**EXERCISE INPUT**
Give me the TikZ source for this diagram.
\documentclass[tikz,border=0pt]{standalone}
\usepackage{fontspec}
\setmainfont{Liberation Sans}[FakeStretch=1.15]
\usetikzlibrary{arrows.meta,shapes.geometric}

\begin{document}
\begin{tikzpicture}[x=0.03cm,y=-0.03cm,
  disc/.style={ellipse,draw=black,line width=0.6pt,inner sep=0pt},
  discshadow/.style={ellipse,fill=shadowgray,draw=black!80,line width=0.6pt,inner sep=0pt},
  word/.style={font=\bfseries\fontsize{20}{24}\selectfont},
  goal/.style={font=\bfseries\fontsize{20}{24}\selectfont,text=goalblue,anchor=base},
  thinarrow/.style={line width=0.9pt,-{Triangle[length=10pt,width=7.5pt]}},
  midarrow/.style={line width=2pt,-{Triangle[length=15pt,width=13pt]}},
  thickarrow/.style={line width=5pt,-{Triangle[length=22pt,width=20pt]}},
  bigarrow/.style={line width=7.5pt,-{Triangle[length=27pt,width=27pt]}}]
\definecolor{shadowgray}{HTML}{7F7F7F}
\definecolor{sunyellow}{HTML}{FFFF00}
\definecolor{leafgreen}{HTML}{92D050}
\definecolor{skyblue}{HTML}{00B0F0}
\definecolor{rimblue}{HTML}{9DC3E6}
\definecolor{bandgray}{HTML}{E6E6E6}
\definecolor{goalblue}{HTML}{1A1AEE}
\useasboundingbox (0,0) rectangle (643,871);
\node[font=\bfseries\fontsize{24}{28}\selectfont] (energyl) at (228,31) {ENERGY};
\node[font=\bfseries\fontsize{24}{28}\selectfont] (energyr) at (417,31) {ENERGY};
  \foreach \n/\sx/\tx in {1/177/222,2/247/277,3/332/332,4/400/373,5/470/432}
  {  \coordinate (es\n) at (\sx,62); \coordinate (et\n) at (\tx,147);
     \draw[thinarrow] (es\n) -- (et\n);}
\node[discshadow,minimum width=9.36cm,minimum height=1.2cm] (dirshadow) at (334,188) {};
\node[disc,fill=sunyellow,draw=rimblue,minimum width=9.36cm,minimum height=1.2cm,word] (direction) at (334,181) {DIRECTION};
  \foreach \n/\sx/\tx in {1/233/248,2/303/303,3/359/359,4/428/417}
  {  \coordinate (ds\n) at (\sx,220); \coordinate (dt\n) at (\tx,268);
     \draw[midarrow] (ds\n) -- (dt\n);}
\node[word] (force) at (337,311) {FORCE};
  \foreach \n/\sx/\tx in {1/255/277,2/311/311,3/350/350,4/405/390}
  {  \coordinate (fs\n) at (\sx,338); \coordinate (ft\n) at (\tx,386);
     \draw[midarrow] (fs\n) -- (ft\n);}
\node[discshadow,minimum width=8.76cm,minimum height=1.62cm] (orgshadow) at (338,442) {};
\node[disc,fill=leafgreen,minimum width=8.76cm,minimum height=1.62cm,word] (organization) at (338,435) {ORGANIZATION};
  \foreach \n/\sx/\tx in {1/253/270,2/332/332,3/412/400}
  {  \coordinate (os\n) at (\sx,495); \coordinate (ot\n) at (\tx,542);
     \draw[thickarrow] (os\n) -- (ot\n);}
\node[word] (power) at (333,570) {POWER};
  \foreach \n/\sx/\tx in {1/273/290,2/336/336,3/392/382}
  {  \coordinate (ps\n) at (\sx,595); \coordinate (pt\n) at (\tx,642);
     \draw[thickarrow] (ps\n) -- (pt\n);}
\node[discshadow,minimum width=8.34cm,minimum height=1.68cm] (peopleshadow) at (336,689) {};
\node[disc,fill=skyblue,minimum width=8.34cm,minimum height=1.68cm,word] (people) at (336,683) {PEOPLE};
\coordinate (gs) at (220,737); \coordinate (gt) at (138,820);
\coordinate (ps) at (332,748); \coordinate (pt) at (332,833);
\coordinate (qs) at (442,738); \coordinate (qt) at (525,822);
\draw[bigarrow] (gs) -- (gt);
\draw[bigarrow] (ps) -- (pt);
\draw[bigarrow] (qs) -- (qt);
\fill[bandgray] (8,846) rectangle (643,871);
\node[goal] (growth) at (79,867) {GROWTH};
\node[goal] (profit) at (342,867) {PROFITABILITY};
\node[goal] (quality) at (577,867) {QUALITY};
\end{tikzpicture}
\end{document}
--
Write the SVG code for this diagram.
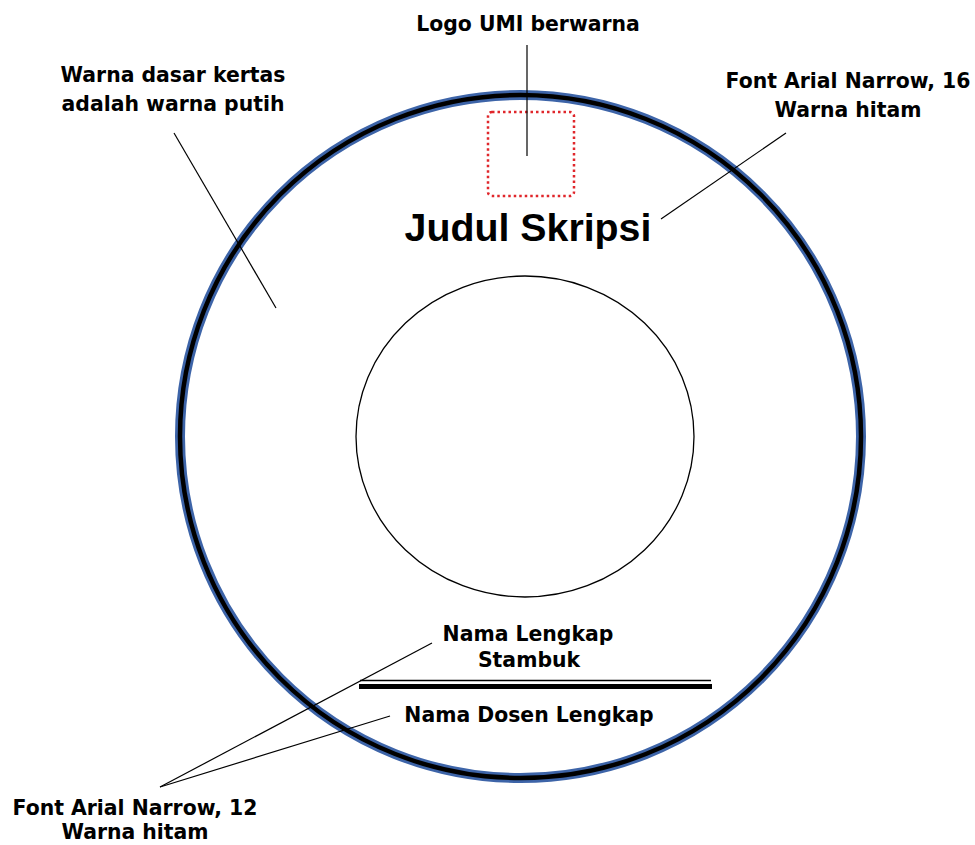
...
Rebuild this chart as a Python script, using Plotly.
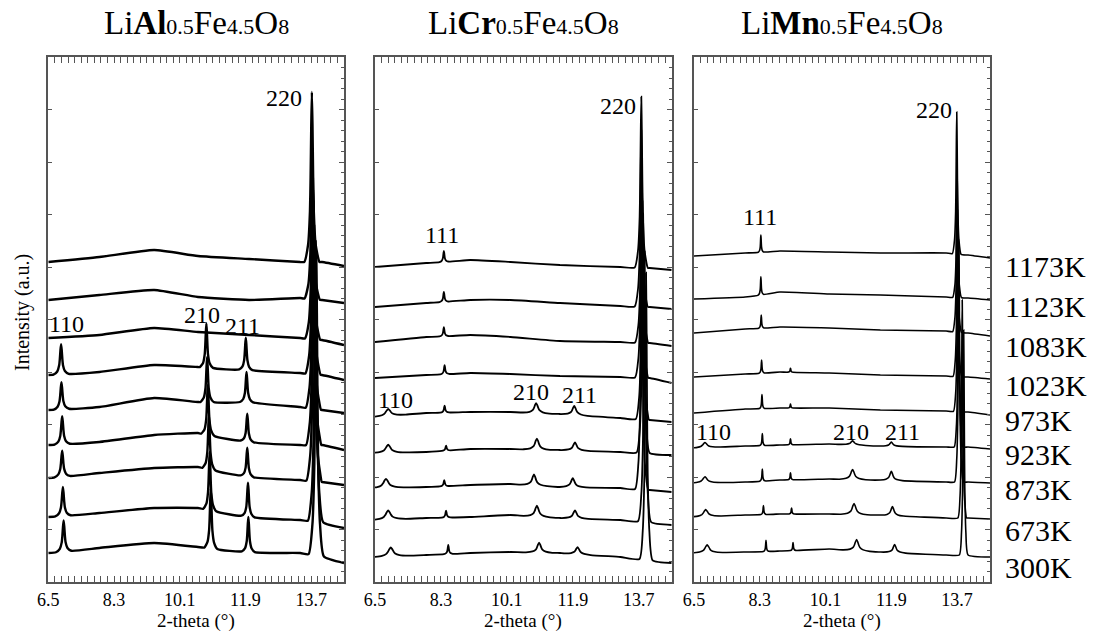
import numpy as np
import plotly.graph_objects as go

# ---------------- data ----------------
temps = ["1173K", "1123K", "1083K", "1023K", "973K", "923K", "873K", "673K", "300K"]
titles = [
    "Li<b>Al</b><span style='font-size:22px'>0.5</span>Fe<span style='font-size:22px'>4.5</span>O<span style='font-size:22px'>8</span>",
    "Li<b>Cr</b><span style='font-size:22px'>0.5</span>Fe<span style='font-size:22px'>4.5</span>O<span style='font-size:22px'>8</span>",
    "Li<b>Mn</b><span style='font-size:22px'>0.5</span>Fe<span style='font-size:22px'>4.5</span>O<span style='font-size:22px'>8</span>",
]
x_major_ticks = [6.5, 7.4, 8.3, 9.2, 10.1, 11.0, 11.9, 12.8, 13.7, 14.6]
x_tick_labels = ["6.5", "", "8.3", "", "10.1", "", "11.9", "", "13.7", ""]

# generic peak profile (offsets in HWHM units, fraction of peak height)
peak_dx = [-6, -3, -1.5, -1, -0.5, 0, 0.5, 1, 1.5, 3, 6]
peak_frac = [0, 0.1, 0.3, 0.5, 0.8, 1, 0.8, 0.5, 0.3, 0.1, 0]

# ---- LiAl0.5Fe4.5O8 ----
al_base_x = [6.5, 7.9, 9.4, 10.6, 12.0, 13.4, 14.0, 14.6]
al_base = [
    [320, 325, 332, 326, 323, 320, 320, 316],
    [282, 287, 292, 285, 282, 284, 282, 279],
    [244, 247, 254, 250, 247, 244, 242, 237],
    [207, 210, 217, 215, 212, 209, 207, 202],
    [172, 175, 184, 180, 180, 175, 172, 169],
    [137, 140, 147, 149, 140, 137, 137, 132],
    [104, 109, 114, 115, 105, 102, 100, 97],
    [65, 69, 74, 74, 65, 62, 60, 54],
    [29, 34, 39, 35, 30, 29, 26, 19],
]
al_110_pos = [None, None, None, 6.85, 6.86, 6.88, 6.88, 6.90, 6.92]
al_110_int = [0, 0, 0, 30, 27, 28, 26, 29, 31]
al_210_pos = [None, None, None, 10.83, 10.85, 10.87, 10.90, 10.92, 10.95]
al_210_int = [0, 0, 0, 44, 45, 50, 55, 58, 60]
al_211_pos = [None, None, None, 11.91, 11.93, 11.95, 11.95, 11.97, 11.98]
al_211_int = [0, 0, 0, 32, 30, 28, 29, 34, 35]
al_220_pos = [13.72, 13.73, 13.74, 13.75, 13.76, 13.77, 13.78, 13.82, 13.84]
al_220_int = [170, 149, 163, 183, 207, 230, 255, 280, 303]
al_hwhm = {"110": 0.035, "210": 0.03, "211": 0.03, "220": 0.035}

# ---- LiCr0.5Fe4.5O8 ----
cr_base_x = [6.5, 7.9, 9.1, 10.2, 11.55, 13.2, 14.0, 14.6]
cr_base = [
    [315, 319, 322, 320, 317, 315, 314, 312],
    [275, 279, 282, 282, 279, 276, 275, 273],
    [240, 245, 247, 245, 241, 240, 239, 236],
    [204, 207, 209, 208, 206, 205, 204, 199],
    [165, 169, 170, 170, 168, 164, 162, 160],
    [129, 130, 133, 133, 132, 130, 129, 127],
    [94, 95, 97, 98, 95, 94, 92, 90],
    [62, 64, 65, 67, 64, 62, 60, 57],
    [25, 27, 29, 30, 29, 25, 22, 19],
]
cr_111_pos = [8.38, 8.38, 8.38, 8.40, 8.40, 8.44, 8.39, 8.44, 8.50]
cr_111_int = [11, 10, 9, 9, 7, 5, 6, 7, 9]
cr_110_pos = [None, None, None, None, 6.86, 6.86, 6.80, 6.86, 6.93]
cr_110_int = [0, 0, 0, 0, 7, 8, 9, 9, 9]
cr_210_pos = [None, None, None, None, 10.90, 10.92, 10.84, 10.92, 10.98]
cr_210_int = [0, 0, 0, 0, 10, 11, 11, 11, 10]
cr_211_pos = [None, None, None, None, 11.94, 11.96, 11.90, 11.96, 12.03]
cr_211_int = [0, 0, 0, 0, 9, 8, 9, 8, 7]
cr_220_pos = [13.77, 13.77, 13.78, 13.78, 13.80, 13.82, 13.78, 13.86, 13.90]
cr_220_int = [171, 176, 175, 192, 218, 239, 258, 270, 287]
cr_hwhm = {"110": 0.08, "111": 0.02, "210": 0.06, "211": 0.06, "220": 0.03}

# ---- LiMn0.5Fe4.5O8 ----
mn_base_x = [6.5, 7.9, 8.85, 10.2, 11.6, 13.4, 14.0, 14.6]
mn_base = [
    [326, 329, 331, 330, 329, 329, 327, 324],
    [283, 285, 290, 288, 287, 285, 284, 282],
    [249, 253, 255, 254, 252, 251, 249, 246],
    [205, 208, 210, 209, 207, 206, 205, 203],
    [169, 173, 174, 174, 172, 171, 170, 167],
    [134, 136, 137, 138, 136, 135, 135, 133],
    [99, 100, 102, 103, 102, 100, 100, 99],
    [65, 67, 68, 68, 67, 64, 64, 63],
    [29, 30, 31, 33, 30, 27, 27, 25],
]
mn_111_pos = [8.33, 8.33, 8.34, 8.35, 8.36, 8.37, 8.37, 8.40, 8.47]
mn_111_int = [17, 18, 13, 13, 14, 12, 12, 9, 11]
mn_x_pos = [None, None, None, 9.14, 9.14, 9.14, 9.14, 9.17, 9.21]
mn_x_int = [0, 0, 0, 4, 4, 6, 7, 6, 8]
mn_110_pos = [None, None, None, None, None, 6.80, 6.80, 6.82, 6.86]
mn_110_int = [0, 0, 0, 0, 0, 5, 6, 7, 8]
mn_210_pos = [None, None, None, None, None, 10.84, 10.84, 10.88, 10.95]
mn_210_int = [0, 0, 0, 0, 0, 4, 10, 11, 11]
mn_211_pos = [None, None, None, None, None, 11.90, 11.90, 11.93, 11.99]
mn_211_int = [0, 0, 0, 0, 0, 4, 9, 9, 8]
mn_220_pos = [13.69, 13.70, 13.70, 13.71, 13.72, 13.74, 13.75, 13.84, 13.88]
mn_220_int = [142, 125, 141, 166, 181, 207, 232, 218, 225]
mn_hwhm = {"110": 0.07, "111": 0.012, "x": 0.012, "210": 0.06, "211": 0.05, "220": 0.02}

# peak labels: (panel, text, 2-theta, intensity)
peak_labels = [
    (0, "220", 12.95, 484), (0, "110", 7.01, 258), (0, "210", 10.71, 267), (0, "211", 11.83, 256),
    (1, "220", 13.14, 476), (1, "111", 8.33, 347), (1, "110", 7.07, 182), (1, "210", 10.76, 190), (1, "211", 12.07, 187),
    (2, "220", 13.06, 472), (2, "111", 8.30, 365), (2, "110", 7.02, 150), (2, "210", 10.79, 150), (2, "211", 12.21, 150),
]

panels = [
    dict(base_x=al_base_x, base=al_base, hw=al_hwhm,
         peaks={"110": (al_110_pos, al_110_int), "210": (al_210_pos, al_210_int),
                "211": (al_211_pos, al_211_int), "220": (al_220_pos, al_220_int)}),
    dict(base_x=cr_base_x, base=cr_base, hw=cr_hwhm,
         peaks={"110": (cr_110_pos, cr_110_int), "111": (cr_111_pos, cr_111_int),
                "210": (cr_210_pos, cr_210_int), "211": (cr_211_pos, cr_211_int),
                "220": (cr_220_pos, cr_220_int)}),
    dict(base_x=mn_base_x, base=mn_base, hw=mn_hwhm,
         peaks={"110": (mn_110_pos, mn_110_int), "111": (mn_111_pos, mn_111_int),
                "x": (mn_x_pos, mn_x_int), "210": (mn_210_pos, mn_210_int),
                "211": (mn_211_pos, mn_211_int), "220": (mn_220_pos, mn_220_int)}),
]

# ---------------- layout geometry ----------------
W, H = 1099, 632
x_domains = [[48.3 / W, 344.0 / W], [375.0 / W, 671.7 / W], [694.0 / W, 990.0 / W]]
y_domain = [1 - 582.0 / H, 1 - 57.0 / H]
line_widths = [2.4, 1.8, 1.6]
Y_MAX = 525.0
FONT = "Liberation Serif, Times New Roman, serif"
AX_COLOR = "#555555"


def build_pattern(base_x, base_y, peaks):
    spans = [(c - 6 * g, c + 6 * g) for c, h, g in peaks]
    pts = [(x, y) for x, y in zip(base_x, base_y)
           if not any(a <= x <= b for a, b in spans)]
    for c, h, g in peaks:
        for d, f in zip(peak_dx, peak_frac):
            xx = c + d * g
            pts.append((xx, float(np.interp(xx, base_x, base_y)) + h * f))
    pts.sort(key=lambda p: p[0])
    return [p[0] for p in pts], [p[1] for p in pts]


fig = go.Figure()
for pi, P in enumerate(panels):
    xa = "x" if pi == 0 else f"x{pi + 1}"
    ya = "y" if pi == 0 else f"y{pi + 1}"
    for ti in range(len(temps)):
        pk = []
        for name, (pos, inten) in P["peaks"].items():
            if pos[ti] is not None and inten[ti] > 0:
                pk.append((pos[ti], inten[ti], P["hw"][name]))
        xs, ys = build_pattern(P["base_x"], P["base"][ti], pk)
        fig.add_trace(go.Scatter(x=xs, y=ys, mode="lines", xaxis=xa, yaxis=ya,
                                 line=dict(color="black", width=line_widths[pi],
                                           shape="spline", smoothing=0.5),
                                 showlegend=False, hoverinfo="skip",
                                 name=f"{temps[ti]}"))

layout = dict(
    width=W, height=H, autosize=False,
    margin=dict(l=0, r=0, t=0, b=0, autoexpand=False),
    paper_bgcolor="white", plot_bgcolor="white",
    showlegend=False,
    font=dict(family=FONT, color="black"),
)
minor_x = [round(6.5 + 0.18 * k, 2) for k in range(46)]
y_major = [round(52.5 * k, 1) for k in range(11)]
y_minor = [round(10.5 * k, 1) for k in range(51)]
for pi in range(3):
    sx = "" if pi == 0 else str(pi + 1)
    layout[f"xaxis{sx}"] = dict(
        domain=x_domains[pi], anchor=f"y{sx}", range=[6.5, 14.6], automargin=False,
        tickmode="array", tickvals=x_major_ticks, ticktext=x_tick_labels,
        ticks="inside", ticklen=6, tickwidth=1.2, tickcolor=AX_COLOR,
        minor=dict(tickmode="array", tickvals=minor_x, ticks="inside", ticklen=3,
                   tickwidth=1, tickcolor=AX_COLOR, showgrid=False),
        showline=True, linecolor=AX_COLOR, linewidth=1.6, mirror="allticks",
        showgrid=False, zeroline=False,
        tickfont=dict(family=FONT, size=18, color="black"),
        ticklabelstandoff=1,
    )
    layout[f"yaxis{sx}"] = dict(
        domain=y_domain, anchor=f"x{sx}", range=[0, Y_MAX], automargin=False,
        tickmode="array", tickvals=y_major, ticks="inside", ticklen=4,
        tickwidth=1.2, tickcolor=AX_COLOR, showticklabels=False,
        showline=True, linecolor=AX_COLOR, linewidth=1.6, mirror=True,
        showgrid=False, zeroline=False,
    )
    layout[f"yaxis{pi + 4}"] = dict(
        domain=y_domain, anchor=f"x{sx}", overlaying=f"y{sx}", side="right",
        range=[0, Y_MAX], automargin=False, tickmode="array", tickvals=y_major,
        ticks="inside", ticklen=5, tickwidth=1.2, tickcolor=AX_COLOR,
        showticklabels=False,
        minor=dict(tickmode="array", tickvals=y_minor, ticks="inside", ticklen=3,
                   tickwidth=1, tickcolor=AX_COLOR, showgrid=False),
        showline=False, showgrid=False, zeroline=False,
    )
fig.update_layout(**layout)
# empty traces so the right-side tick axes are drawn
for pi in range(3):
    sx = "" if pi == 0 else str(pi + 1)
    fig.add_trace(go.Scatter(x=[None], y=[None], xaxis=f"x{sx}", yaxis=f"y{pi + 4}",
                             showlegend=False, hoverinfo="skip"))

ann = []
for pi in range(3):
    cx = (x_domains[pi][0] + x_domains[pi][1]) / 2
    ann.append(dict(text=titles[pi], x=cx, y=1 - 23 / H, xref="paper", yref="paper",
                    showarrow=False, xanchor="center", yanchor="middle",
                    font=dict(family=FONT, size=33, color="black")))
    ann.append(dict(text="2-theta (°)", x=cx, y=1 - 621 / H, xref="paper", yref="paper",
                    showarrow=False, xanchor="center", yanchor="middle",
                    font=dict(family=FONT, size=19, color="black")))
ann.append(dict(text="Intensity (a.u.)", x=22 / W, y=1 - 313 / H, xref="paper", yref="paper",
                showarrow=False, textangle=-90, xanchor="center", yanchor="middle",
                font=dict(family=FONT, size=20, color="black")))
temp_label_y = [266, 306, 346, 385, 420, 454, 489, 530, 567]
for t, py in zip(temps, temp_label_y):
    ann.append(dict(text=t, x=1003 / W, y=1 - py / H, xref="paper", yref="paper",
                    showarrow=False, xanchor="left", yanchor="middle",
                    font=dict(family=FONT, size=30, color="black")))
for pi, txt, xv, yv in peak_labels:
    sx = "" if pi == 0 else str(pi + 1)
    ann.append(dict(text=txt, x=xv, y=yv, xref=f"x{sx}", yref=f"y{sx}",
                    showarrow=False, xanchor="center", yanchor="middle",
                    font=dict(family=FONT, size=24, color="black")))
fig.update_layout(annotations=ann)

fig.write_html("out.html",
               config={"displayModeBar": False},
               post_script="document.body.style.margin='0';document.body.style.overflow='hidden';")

**EXERCISE BRIEF**
Your copy should hold only the lines from the one containing "Rebuild this chart" through the one containing "import plotly.graph_objects as go", word for word, with no pictures.

**FINISHED ANSWER**
Rebuild this chart as a Python script, using Plotly.
import numpy as np
import plotly.graph_objects as go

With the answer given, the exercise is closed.